I don't doubt a resolution will be reached, but Warner can afford to wait, after all they have their investment in imeem and imeem is a far more popular site these days. They might even hope that this pushes some last.fm users to imeem, although judging by many of the blogs a large number of last.fm users have never heard of imeem. The reaction to last.fm's limited on demand service saw many bloggers (who clearly had aspirations to 'real journalism') praising last.fm's free ad supported services as a giant step forward, which is was for last.fm users who had never tried imeem in the months prior to last.fm's announcment of their more restricted service. (to be fair, that author had previously posted about imeem and didn't like it at the time, the conspiracy theorist in me also notes that CNET and Last.fm are now both part of the same company)

Actually, imeem is a great site to help you spot tech bloggers who don't have a clue, since it has a name that's nothing to do with music and because it's the biggest site in the internet music game.

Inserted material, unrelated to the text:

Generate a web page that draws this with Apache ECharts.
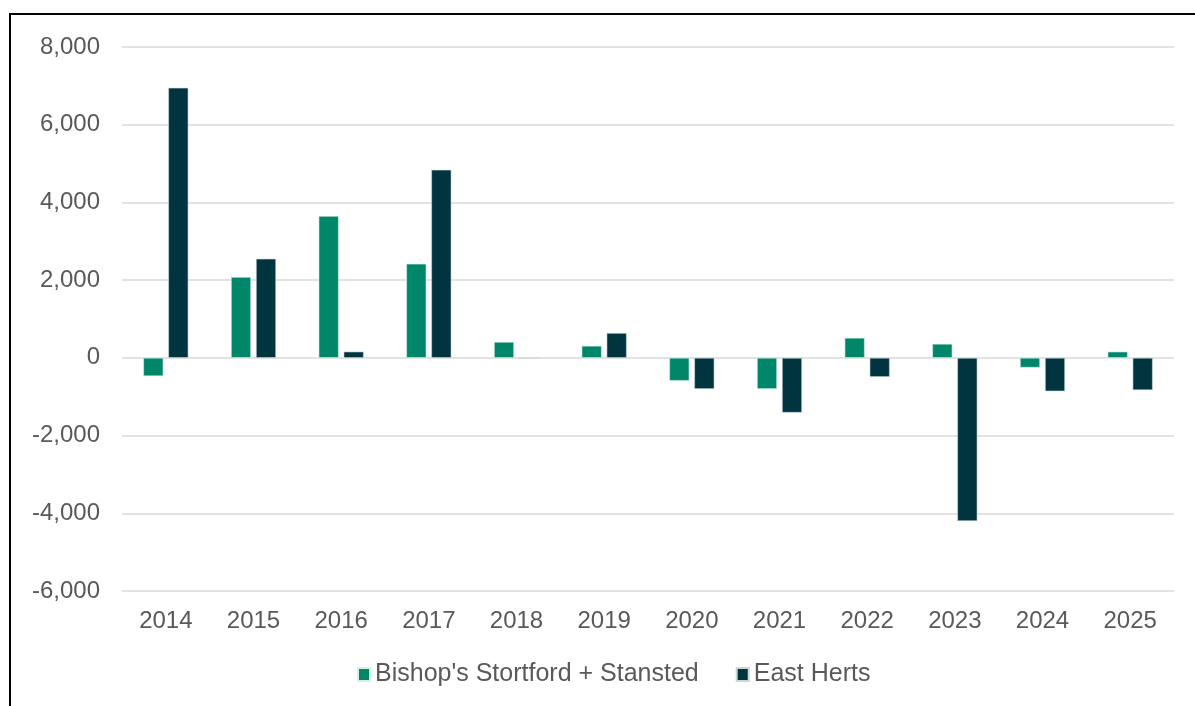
<!DOCTYPE html>
<html>
<head>
<meta charset="utf-8">
<script src="https://cdn.jsdelivr.net/npm/echarts@6/dist/echarts.min.js"></script>
<style>
  body { margin: 0; background: #fff; }
  #chart { width: 1195px; height: 706px; }
</style>
</head>
<body>
<div id="chart"></div>
<script>
// 数据
var years = ['2014', '2015', '2016', '2017', '2018', '2019', '2020', '2021', '2022', '2023', '2024', '2025'];
var bishops = [-470, 2080, 3650, 2420, 410, 310, -590, -800, 515, 360, -250, 160];
var eastHerts = [6950, 2550, 160, 4840, 0, 640, -800, -1410, -490, -4200, -860, -830];

var myChart = echarts.init(document.getElementById('chart'));

var labelFont = { color: '#595959', fontSize: 24, fontFamily: 'Liberation Sans, Arial, sans-serif' };

var option = {
    animation: false,
    graphic: [{
        type: 'rect',
        shape: { x: 10, y: 14, width: 1200, height: 720 },
        style: { fill: 'none', stroke: '#000', lineWidth: 2 }
    }],
    grid: { left: 122, right: 21, top: 47, bottom: 115 },
    legend: {
        top: 662,
        left: 357,
        padding: 0,
        itemWidth: 12,
        itemHeight: 13,
        itemGap: 37,
        icon: 'rect',
        textStyle: { color: '#595959', fontSize: 25, fontFamily: 'Liberation Sans, Arial, sans-serif' },
        data: ["Bishop's Stortford + Stansted", 'East Herts']
    },
    xAxis: {
        type: 'category',
        data: years,
        axisLine: { show: false, onZero: false },
        axisTick: { show: false },
        axisLabel: Object.assign({ margin: 18 }, labelFont)
    },
    yAxis: {
        type: 'value',
        min: -6000,
        max: 8000,
        interval: 2000,
        axisLabel: Object.assign({
            margin: 22,
            formatter: function (v) { return v.toLocaleString('en-US'); }
        }, labelFont),
        splitLine: { lineStyle: { color: '#d9d9d9', width: 1.5 } }
    },
    series: [{
        name: "Bishop's Stortford + Stansted",
        type: 'bar',
        data: bishops,
        barWidth: 20,
        barGap: '25%',
        itemStyle: { color: '#00876a', borderColor: '#d6efe8', borderWidth: 0.6 }
    }, {
        name: 'East Herts',
        type: 'bar',
        data: eastHerts,
        barWidth: 20,
        itemStyle: { color: '#00343e', borderColor: '#c9d6d8', borderWidth: 0.6 }
    }]
};

myChart.setOption(option, true);
</script>
</body>
</html>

It gets overlooked all the time by bloggers who'll write huge articles about muxtape, songza or last.fm when they come forth with features that are core to imeem's site. Even big sites like techcrunch have a blind spot for it, writing several articles about a music site called 'meemix' which has clearly had some inspiration for their name.

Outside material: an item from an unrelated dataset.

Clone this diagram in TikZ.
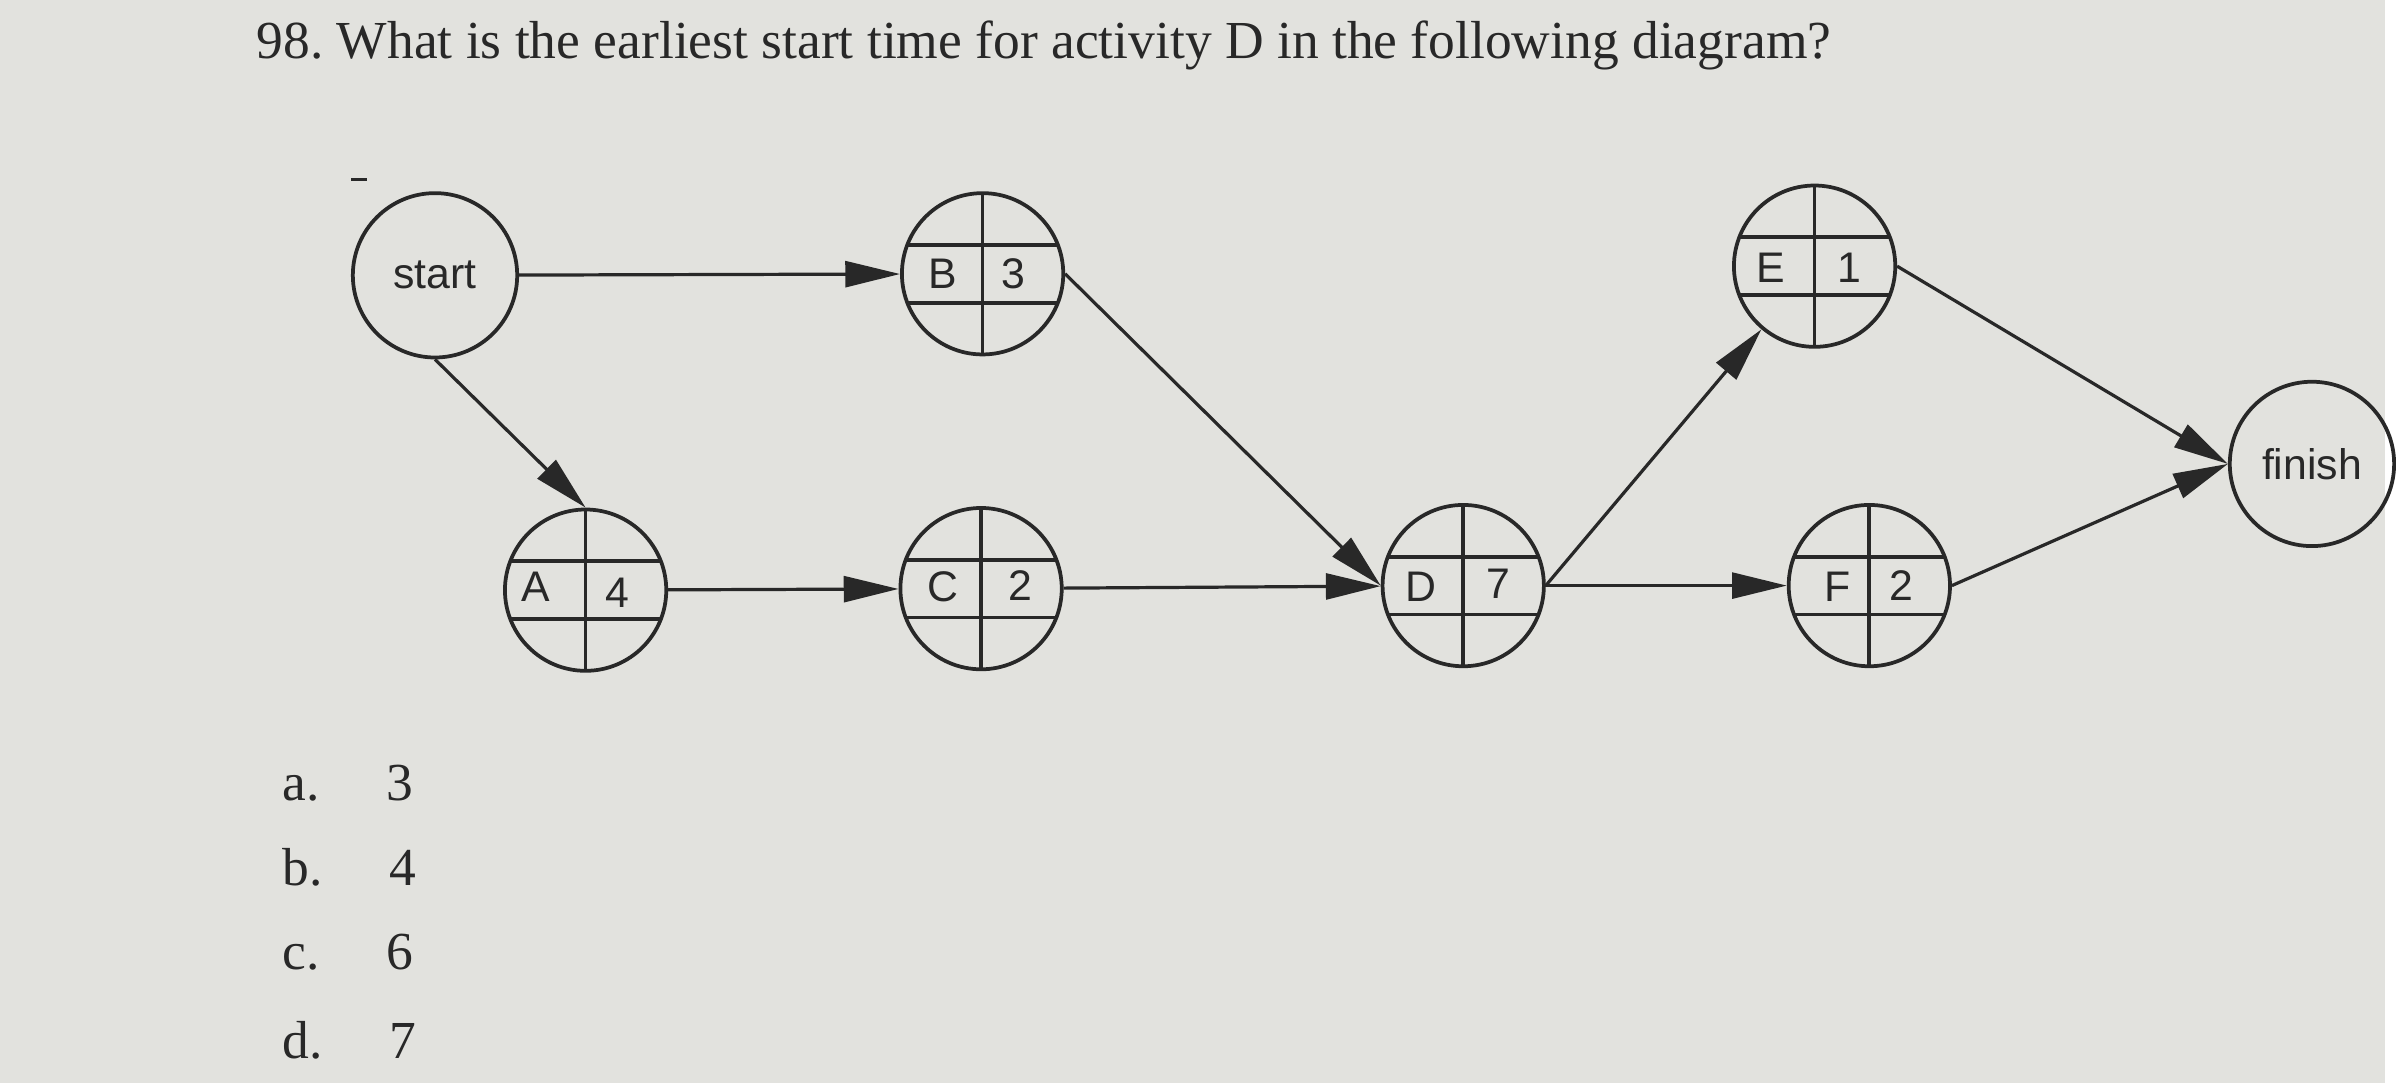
\documentclass[tikz,border=0pt]{standalone}
\usepackage{fontspec}
\setmainfont{Liberation Serif}
\newfontfamily\lsans{Liberation Sans}
\usetikzlibrary{arrows.meta}
\definecolor{paper}{RGB}{226,226,222}
\definecolor{ink}{RGB}{40,40,40}
\begin{document}
\begin{tikzpicture}[x=0.01cm,y=-0.01cm,
  every node/.style={text=ink},
  act/.style={circle,draw=ink,line width=0.7pt,minimum size=1.06cm,inner sep=0pt,
    path picture={
      \draw[ink,line width=0.7pt] ([yshift=0.19cm]path picture bounding box.west) -- ([yshift=0.19cm]path picture bounding box.east);
      \draw[ink,line width=0.7pt] ([yshift=-0.19cm]path picture bounding box.west) -- ([yshift=-0.19cm]path picture bounding box.east);
      \draw[ink,line width=0.7pt] (path picture bounding box.north) -- (path picture bounding box.south);}},
  term/.style={circle,draw=ink,line width=0.7pt,minimum size=1.08cm,inner sep=0pt,font=\lsans\fontsize{8}{9}\selectfont},
  lab/.style={font=\lsans\fontsize{8}{9}\selectfont,inner sep=0pt},
  arr/.style={draw=ink,line width=0.6pt,-{Triangle[length=0.36cm,width=0.17cm]}},
  q/.style={anchor=west,font=\fontsize{10}{12}\selectfont,inner sep=0pt}]
\fill[paper] (0,0) rectangle (1568,712);
\node[q] (title) at (168,30) {98.\ What is the earliest start time for activity D in the following diagram?};
\node[term] (start) at (286,181) {start};
\node[term] (finish) at (1520,305) {finish};
\node[act] (B) at (646,180) {}; \node[lab] (Bl) at (620,180) {B}; \node[lab] (Bn) at (666,180) {3};
\node[act] (A) at (385,388) {}; \node[lab] (Al) at (352,386) {A}; \node[lab] (An) at (406,390) {4};
\node[act] (C) at (645,387) {}; \node[lab] (Cl) at (620,386) {C}; \node[lab] (Cn) at (671,385) {2};
\node[act] (D) at (962,385) {}; \node[lab] (Dl) at (934,386) {D}; \node[lab] (Dn) at (985,384) {7};
\node[act] (E) at (1193,175) {}; \node[lab] (El) at (1164,176) {E}; \node[lab] (En) at (1216,176) {1};
\node[act] (F) at (1229,385) {}; \node[lab] (Fl) at (1208,386) {F}; \node[lab] (Fn) at (1250,385) {2};
\node[lab] (dash) at (236,118) {\rule{0.1cm}{0.6pt}};
\draw[arr] (start) -- (B);
\draw[arr] (start.south) -- (A.north);
\draw[arr] (A) -- (C);
\draw[arr] (B.east) -- (D.west);
\draw[arr] (C) -- (D);
\draw[arr] (D.east) -- (E);
\draw[arr] (D.east) -- (F);
\draw[arr] (E.east) -- (finish.west);
\draw[arr] (F.east) -- (finish.west);
\node[q] (a) at (185,515) {a.\quad\hspace{2.5pt}3};
\node[q] (b) at (185,570) {b.\quad\hspace{2.5pt}4};
\node[q] (c) at (185,626) {c.\quad\hspace{2.5pt}6};
\node[q] (d) at (185,684) {d.\quad\hspace{2.5pt}7};
\end{tikzpicture}
\end{document}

Projectplaylist is another great blogger blindspot, the bloggers should take all their muxtape love and split it equally between projectplaylist/imeem (music lovers) and muxtape (lovers of minimalist design). Judging by the descending alexa/compete/quantcast stats for muxtape, interest in the site is already dropping off and users are probably going elsewhere anyway, in the end muxtape's brief popularity may have primarly served to alert the blogging community to these existing services. Of course this is where I point out that one of my earlier predictions for muxtape's legal future may have been wide of the mark since they were based on the assumption that muxtape's rapid growth would continue for more than a couple of months. It may still happen, muxtape had a bad month with bizarre database corruption and downtime at their co-lo so that could be partially responsible for their poor showing.

Sunday, June 1, 2008

Explosion Takes ThePlanet Offline

Wow! apparently an electrical explosion blew holes through walls at this Texas data center and because of the nature of the event the Fire Department has basically told the facility managers that they can't bring the backup generators online. It just shows you that no matter how many backup measures you have in place your site can still go down.

Sounds like Muxtape was one of the sites affected, although, I think they may still be hosting the files on amazon s3 so if you've been compiling links to all their tunes you might still be able to access them.